Task statement:
Wherever the string "Write" shows up in a line, count that line. Give the total alone.

START Data for this task

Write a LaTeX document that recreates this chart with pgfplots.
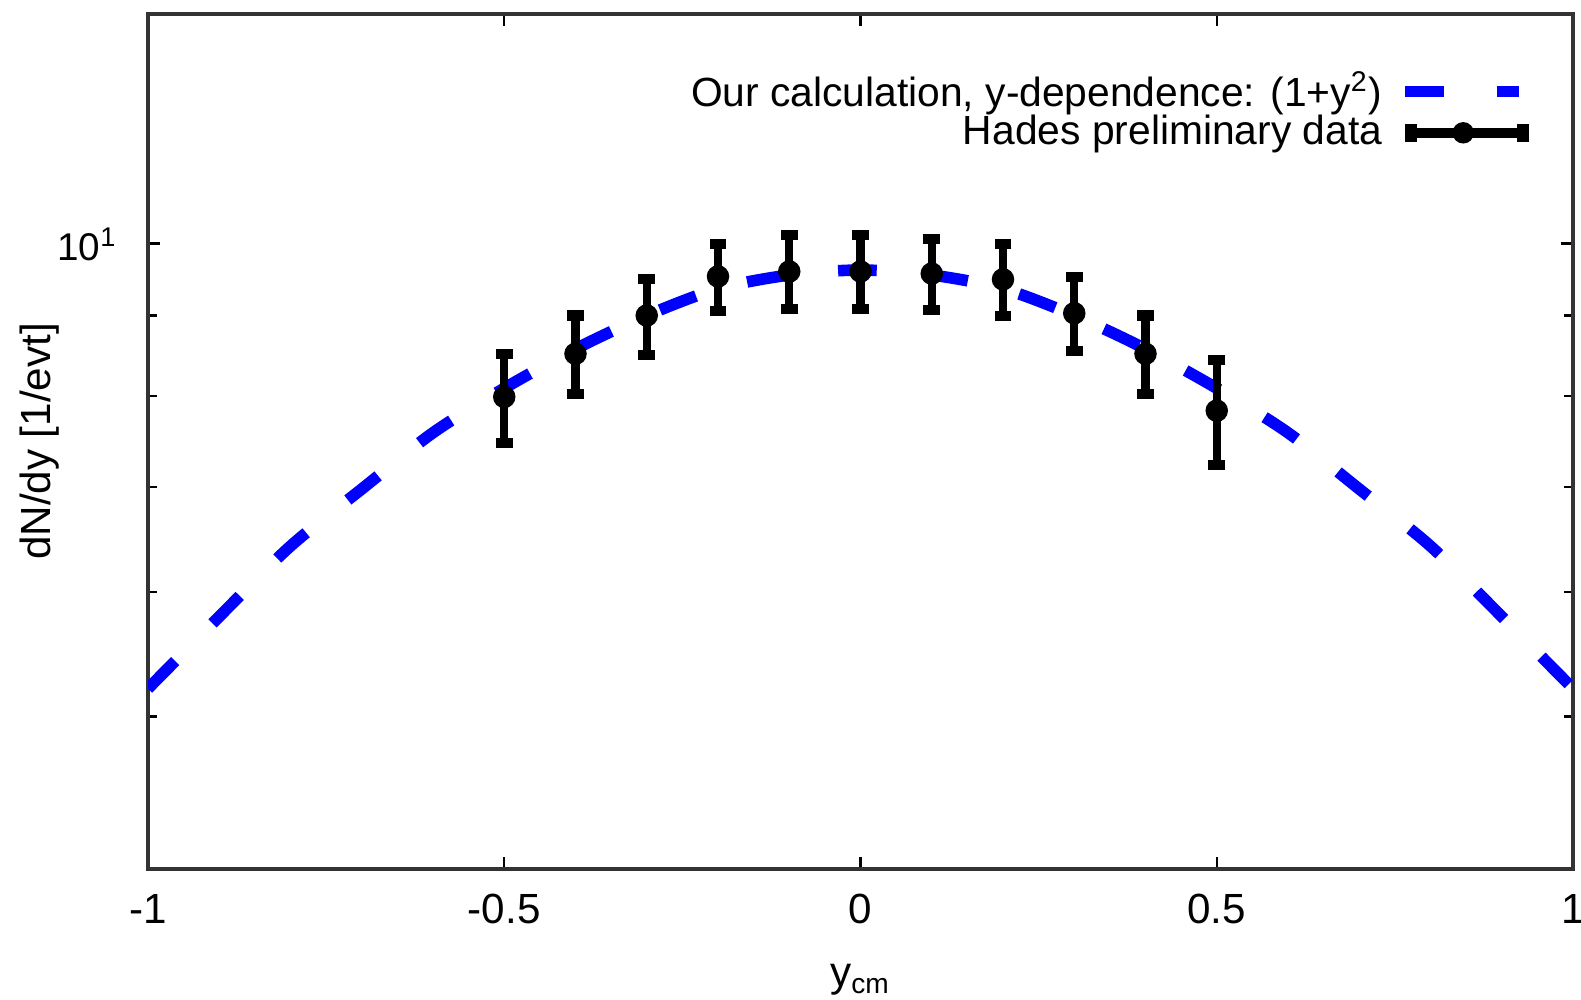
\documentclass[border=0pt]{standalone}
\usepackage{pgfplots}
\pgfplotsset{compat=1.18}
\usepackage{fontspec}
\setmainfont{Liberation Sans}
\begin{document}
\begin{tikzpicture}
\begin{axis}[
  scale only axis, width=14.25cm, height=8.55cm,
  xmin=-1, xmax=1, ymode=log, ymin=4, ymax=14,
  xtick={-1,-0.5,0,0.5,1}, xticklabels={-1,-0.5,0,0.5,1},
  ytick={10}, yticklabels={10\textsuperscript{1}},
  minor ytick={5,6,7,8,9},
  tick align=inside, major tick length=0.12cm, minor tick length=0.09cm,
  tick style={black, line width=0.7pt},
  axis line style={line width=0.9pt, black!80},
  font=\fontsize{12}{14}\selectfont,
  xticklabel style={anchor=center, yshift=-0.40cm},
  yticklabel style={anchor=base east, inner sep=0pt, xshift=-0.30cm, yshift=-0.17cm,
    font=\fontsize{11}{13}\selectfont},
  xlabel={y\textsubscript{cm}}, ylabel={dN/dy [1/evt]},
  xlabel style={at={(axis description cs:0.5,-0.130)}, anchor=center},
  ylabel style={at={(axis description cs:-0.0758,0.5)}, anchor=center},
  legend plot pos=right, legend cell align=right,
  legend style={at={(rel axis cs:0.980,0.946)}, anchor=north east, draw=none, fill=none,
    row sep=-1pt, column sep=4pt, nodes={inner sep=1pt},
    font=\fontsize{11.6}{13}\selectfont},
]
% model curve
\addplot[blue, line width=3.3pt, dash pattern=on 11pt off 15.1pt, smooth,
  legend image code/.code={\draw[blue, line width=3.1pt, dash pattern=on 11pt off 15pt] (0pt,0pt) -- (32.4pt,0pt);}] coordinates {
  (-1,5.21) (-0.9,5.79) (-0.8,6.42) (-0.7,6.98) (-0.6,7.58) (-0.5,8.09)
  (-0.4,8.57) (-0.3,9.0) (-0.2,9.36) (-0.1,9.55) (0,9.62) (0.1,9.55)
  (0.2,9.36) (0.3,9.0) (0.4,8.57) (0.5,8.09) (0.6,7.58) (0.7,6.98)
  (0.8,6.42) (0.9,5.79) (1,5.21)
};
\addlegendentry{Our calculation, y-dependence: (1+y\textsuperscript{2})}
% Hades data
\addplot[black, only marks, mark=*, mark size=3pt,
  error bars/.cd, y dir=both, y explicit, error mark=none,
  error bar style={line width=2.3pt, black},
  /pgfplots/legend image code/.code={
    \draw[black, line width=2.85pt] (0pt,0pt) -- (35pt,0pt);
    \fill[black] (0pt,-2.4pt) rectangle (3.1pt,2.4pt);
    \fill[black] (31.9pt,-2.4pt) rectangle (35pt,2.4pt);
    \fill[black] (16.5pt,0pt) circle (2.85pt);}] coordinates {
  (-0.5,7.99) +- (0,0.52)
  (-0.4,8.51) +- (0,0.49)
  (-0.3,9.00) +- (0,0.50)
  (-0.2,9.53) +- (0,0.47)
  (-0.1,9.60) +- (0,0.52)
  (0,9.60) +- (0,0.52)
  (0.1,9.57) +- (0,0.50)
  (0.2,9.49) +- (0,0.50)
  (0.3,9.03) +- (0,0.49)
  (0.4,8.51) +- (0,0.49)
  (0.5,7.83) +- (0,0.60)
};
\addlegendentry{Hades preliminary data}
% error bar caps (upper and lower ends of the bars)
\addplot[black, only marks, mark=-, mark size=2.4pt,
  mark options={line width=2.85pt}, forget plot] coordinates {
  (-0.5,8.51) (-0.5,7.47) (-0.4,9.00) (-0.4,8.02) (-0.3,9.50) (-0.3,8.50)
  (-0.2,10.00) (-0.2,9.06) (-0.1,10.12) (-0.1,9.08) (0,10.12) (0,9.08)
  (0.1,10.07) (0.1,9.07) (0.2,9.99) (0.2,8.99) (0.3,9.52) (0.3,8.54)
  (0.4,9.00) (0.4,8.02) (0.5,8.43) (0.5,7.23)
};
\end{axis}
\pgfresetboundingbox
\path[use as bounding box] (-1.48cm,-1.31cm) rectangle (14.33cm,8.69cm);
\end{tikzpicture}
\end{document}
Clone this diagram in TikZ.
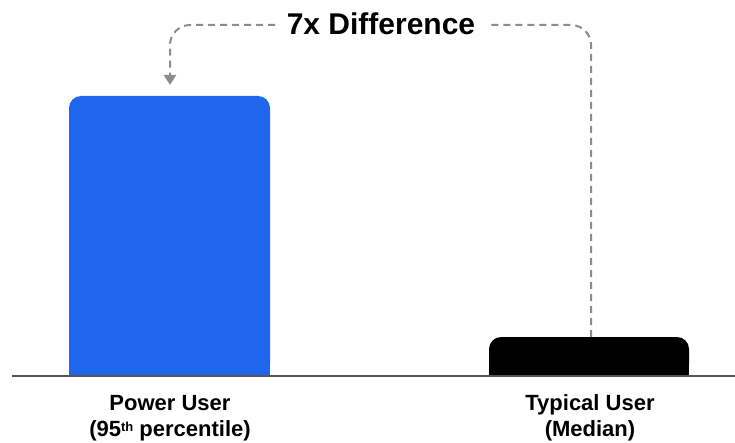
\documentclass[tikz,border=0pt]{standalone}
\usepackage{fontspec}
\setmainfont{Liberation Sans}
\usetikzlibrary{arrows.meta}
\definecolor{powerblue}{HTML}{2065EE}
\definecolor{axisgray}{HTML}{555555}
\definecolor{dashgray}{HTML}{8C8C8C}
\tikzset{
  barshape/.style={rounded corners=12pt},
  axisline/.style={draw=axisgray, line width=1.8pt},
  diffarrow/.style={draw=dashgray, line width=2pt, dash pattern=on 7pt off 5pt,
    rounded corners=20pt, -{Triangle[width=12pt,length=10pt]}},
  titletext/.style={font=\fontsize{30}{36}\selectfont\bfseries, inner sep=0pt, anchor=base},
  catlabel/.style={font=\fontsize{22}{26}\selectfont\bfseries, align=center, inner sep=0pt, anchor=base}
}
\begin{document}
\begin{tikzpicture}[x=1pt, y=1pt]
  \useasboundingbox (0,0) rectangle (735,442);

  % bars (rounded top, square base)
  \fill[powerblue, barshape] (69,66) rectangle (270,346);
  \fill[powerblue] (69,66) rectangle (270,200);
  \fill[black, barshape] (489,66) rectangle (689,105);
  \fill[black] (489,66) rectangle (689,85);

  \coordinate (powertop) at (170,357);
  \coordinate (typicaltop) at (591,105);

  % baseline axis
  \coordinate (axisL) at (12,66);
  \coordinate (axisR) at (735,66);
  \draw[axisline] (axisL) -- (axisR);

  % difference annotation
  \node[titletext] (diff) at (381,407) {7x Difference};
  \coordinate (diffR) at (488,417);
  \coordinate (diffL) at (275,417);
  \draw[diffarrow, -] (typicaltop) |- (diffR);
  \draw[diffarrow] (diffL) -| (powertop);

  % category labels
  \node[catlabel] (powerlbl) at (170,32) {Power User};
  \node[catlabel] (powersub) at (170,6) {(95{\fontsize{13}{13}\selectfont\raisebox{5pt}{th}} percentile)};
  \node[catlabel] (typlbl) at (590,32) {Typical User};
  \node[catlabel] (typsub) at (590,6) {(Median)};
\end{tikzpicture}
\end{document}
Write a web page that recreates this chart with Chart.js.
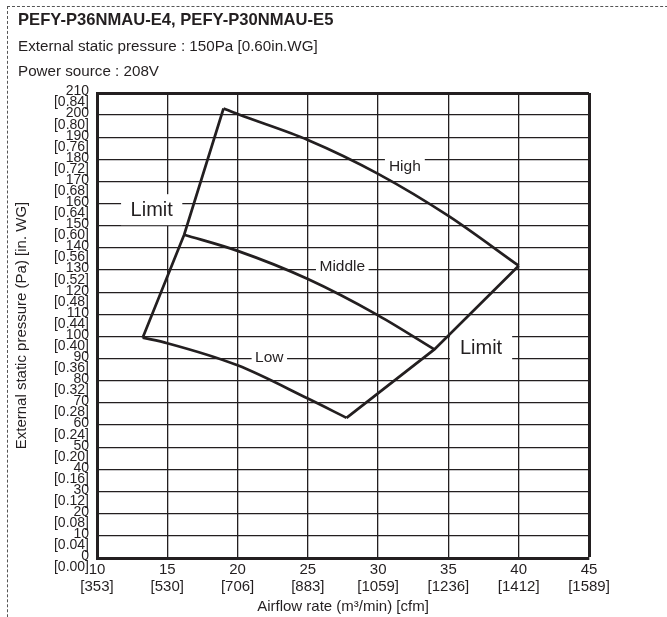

END Data for this task

Output below:
2